Motassadeq, 28, whose Hamburg trial is the first of a September 11 suspect, is charged with being an accessory to 3,116 murders in New York and Washington and with belonging to the Hamburg Islamist cell which allegedly led the September 11 attacks. Speaking in Arabic through a German interpreter, Abdalla said he learned to shoot pistols and assault rifles at the Afghan training camp and served the suspected terrorist mastermind as a bodyguard for two weeks while he was there. "All the people (in the camp) knew that bin Laden said that there would be something done against America, but what he had in mind we did not know," Abdalla said. "Within the radical Islamic camps in Afghanistan, America was clearly seen as the enemy. All people who were there said that the aggressors against Islamic countries should be killed. Everyone there agreed on this."

The witness also said a suspected key member of the September 11 plot, Ramzi Bin Al-Shaibah, was in bin Laden's inner circle and in frequent contact with the al Qaeda leader. "He had a special position in the camp. He was very close to bin Laden and spoke very often with him and gave lessons in the mosque," Abdalla said of the man captured in Pakistan in September and handed over to the United States.

Abdalla, a Palestinian born in Jordan who moved to Germany in 1997 and was granted asylum, testified Motassadeq was also at the Afghanistan camp and was present for a speech in which bin Laden preached jihad, or holy war. Abdalla said he often heard bin Laden talking about attacking the United States, though not specifically about the September 11 plot or the three suicide hijackers who lived undetected in Hamburg.

El Motassadeq, who is married to a Russian Islamic convert, arrived in Germany in 1993 to study. He began his course at Hamburg's technical university's electrical engineering programme two years later. He has acknowledged he went to an al Qaeda camp to learn to shoot in mid-2000 and knew many of the alleged suicide hijackers as well as Bin Al-Shaibah, but denies being involved in the 9/11 attacks and says he never met bin Laden.
Perhaps it's just that my mind boggles more easily than most, but I find it astounding that at this point in the war on terror there are so many goobers who say we should be doing nothing, or maybe surrendering, or I don't know what. We have an "antiwar" movement when we're involved in a conflict imposed by self-righteous zealots with whom there is neither negotiation nor coexistence. I could maybe understand if we had thoroughly whipped them, and the Kumbaya set was demanding we show mercy, even though it would be mercy to the merciless — but now? I'm afraid we're still in the early stages of the fight. Beyond belief. Utterly beyond belief.

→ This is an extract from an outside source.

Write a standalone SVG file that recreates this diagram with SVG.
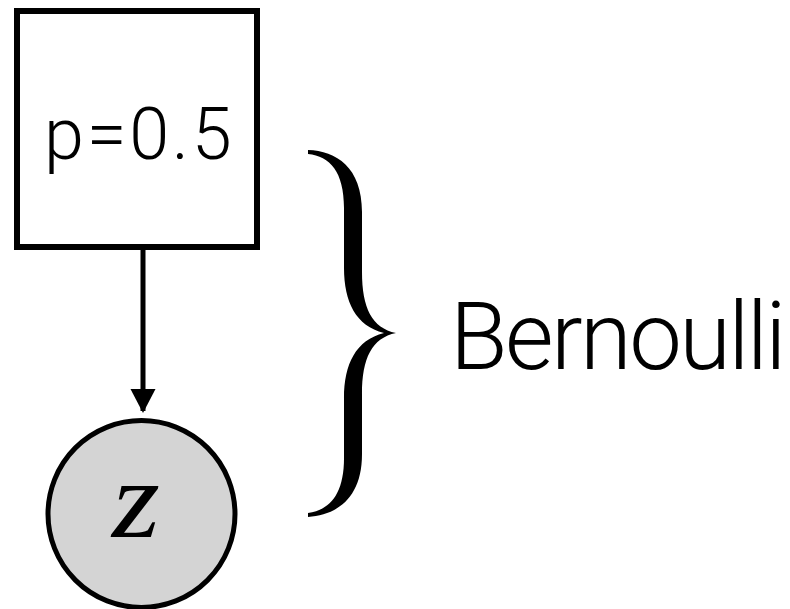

If the Berkeley City Council bunch thinks this is bad, just wait a few years. Before al-Qaeda is beaten we're going to have to become a lot more vicious than we are. The Islamist world is crawling with easy marks like these two, demanding jihad because manipulators like Binny and Zawahiri and the clerics behind them tell them to. As the actual belief system behind them becomes clearer it's amazing how akin it is to the evil that our fathers and grandfathers fought in the Second World War. That war took six years to fight and it cost millions dead. This one isn't going to be any easier.

You heard it here first.
Posted by:Fred Pruitt

#1  It's the "judgement" issue. Our multicultural liberal society has embraced moral equivilancy and group opportunism over judgement. Saddam and Bin Ladin may be "very bad" but we cannot/must not judge...we can only rationalize and atone. Conversely everything GW Bush does is "worse than bad", because he had the teremity to judge Islamism as evil. He committed the unpardonable sin. The fact that his approach to terrorism may be correct is rendered irrelevant.